Ma vediamo che cosa scrive poi, don Mauro, riguardo al celibato e all’amicizia: «Gesù… quando si trova al culmine dell’intimità chiama chi era con Lui nell’Ultima Cena, amici: “Vi ho chiamato amici perché tutto ciò che ho udito dal Padre mio l’ho fatto conoscere a voi” (Gv 15,15). Il Verbo, per indicare le parole ascoltate del Padre e fatte conoscere ai discepoli usa la parola amicizia… Siamo qui alla massima possibilità di senso della parola amicizia. Non certo al ritrito “stavamo assieme, e ora siamo rimasti amici”, “eravamo amici, ma poi ho capito che tra noi c’era qualcosa di più”. Il “di più” è proprio l’amicizia. Amicizia che, per definizione, esclude la componente sessuale dal rapporto, e che per questo motiva il celibato del laico e apre meravigliose prospettive di senso a chi non può sposarsi. Non solo per scelta, ma anche per gli infiniti motivi della vita».
Intanto si può osservare: visto che l’amicizia rappresenta il culmine dell’intimità non sarebbe stato più giusto definire Cristo “Amico della Chiesa” e non Sposo della Chiesa? E visto che l’amicizia esclude la componente sessuale del rapporto, significa che nella relazione tra Cristo Sposo e la Chiesa entra la componente sessuale? Ma perché l’esclusione della componente sessuale nell’amicizia motiverebbe il celibato del laico? Che discorso è? La componente sessuale non entra nella relazione con Cristo, non va ad incrinare l’amicizia con Cristo anche se si è sposati. Sarebbe come dire che la mia amicizia con don Mauro è incrinata dal fatto che io non sono celibe ma sposato.
Infine don Mauro scrive: «La decisione del Signore di rimanere celibe è la quintessenza della sua libertà di essere Sé stesso. Tutte le spiegazioni di questa scelta illuminano solo parzialmente la sua decisione. In Come Gesù (soprattutto alle pp. 206-208) cerco di motivare perché a me convince molto la spiegazione che Gregorio di Nissa dà della scelta di tale condizione da parte di Cristo (cfr De Virginitate 2, 1-11: SC 119, pp. 262-264): quella per cui il Figlio rimane vergine nel tempo, perché Lo è nell’eternità avendo ricevuto la medesima vita del Padre, che è “Colui che genera verginalmente”. Questa spiegazione, illumina in qualche modo anche un altro mistero, quello della verginità di Maria: e cioè, era conveniente che il Figlio generato verginalmente dal Padre nell’Eternità, venisse ugualmente dato alla luce verginalmente dalla Madre nel tempo».

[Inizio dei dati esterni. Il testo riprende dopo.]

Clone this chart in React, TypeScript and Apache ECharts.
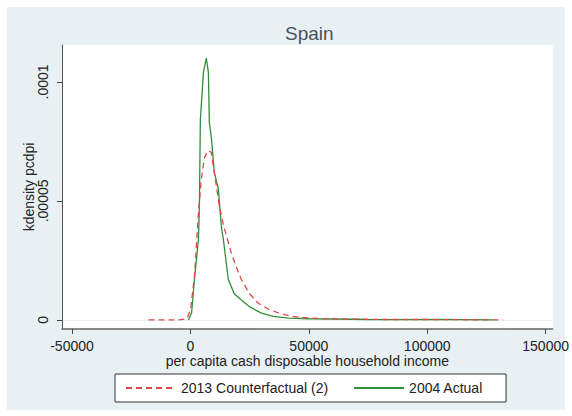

E mi sembra che si giochi sulle parole. Intanto si può osservare: perché aggiungere al verbo “generare” l’avverbio “verginalmente”, visto che il Padre in altro modo non avrebbe potuto generare? Dire che Maria concepisce verginalmente ha un senso, giacché avrebbe potuto concepire in altro modo, ma l’avverbio riferito al Padre non ha senso. E per questo dico che si gioca sulla parola “vergine”, la quale riferita al Padre ha un significato (integrità, pienezza), e riferita a Maria o a Gesù ha altro significato. Se Maria avesse avuto rapporti sessuali (non si può escludere che li abbia avuti dopo la nascita di Gesù), non avrebbe in nessun modo perso la sua integrità e la sua pienezza. Lo stesso discorso vale per Gesù. Altri furono i motivi che lo spinsero a non sposarsi. Non si comprende che cosa abbia da spartire la “verginità” divina, intesa come integrità, pienezza, con la verginità umana. Ha qualcosa da spartire solo per chi vede nei rapporti sessuali qualcosa di menomante, di limitante, qualcosa che va ad incrinare la purezza, la pienezza.